La législation congolaise ne fait pas de distinction
entre le patrimoine culturel et naturel dans leur protection. Il en est de
même dans bien d'autres pays comme Madagascar. En effet, si la loi
N°8-2010 du 26 juillet 2010 porte protection du patrimoine national
culturel et naturel au Congo, le législateur malgache a fait de
même par une ordonnance relative à la protection, la sauvegarde et
la conservation du patrimoine national. (Ordonnance n°82-029 du 6 novembre
1982 relative à la protection, la sauvegarde et la conservation du
patrimoine national)25 . Les législateurs congolais et
malgaches ont voulu protéger communément le patrimoine culturel
et naturel car il existe une interpénétration entre les deux, une
relation intimement liée et, de manière logique on ne peut
protéger l'un sans l'autre. En d'autres termes, on peut aisément
constater que la distinction entre la protection du patrimoine culturel et
celle du patrimoine naturel n'est que législative ; dans la pratique,
elles sont intimement liées en raison du fait que ces patrimoines sont
imbriqués et gérés par les communautés comme des
entités indissociables impliquant le milieu naturel, les croyances et
une intervention plus ou moins contrôlées des individus. Certains
constituent des paysages culturels comportant une double dimension culturelle
et naturelle26. Dans la gestion des deux patrimoines, la distinction
ne peut s'imposer car l'interaction est nécessaire sinon
inévitable. La protection du patrimoine naturel associe
principalement deux notions :
- La notion de patrimonialité qui évoque une
notion de valeur intrinsèque et un besoin de
conservation, voire de gestion restauratoire.

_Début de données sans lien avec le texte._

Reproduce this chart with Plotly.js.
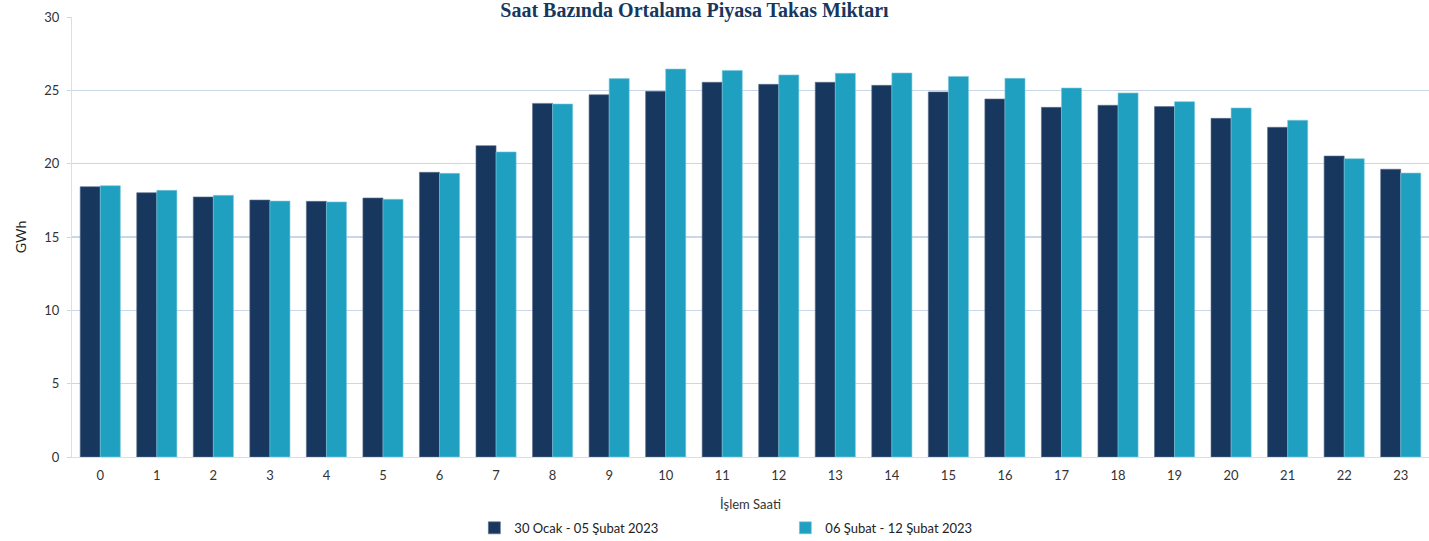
<!DOCTYPE html>
<html>
<head>
<meta charset="utf-8">
<script src="https://cdn.plot.ly/plotly-3.0.1.min.js"></script>
<style>html,body{margin:0;padding:0;background:#fff;}#chart{width:1429px;height:541px;}</style>
</head>
<body>
<div id="chart"></div>
<script>
const hours = ["0","1","2","3","4","5","6","7","8","9","10","11","12","13","14","15","16","17","18","19","20","21","22","23"];
const week1 = [18.43,18.02,17.73,17.52,17.43,17.66,19.41,21.23,24.11,24.70,24.93,25.55,25.41,25.55,25.34,24.89,24.41,23.84,23.98,23.89,23.09,22.48,20.52,19.62];
const week2 = [18.50,18.18,17.84,17.45,17.39,17.57,19.34,20.80,24.07,25.80,26.45,26.36,26.05,26.16,26.18,25.95,25.82,25.16,24.82,24.23,23.80,22.96,20.34,19.36];
const name1 = "30 Ocak - 05 Şubat 2023";
const name2 = "06 Şubat - 12 Şubat 2023";

const traces = [
  {type:"bar", x:hours, y:week1, name:name1, marker:{color:"#18375e", line:{color:"#5a6f8c", width:0.6}}},
  {type:"bar", x:hours, y:week2, name:name2, marker:{color:"#1fa0c1", line:{color:"#7cc7dc", width:0.6}}}
];
const font = "Lato, 'Open Sans', sans-serif";
const layout = {
  width:1429, height:541,
  margin:{l:72, r:0, t:17, b:84, autoexpand:false},
  paper_bgcolor:"#fff", plot_bgcolor:"#fff",
  font:{family:font, size:13, color:"#333"},
  title:{text:"Saat Bazında Ortalama Piyasa Takas Miktarı", x:0.486, xanchor:"center", yref:"container", y:1, yanchor:"top",
         pad:{t:3}, font:{family:"'Liberation Serif', serif", size:20, color:"#17375e", weight:"bold"}},
  barmode:"group", bargap:0.29, bargroupgap:0,
  xaxis:{type:"category", showgrid:false, showline:true, linecolor:"#d6dfea", linewidth:1,
         ticks:"", tickfont:{size:13, color:"#333"}, ticklabelstandoff:6,
         title:{text:"İşlem Saati", font:{size:13, color:"#333"}, standoff:18}},
  yaxis:{range:[0,30], dtick:5, showgrid:true, gridcolor:"#c9d7e9", gridwidth:1.5,
         showline:true, linecolor:"#d6dfea", linewidth:1, ticks:"outside", ticklen:4, tickcolor:"#c9d7e9",
         tickfont:{size:13, color:"#333"}, zeroline:false, ticklabelstandoff:5,
         title:{text:"GWh", font:{size:14, color:"#222"}, standoff:14}},
  legend:{orientation:"h", x:0.2965, xanchor:"left", y:-0.127, yanchor:"top", entrywidth:266, entrywidthmode:"pixels",
          font:{size:13, color:"#222"}, itemwidth:30},
  showlegend:true
};
Plotly.newPlot("chart", traces, layout, {displayModeBar:false, staticPlot:true});
</script>
</body>
</html>
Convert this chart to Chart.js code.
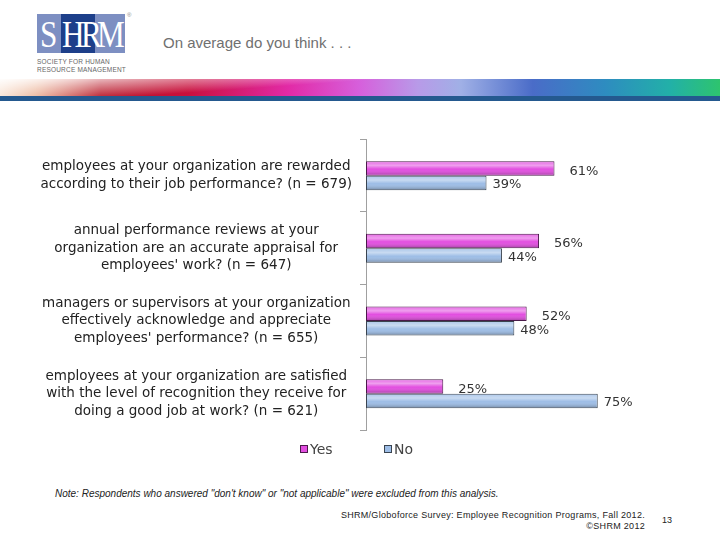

- La notion de nature, vivante ou morte (sous forme de
patrimoine géologique, paléontologique,
etc.) et donc un principe de naturalité.
25 Negri (V), Droit et patrimoine en Afrique, Version
réactualisée, Recueil de législation relatives à la
protection du patrimoine culturel, Université Senghor, 2002
26 De Souza (A) : Présentation des institutions de
promotion et de valorisation du patrimoine culturel au Bénin. Actes de
séminaire de Praia, décembre, 1996.
C'est en 1965 aux USA (lors d'une conférence à
la Maison Blanche) que l'on a eu l'idée de concilier la conservation des
sites culturels et naturels. Au cours de cette conférence a
été demandée la création d'une Fondation du
Patrimoine Mondial pour nouer des partenariats internationaux dans le but de
protéger < les lieux, les paysages et les sites historiques les plus
extraordinaires pour le présent et l'avenir de toute l'humanité
». Lors de la conférence des Nations Unies sur l'environnement
humain en 1972, l'Union Internationale pour la Conservation de la Nature
(UICN), a présenté à ses membres des propositions
formulées en 1968. Un texte unique concernant tous les Etats membres fut
adopté lors de cette conférence et la convention sur la
protection du patrimoine mondial culturel et naturel fut adoptée le 16
novembre 1972 par la conférence générale de l'UNESCO.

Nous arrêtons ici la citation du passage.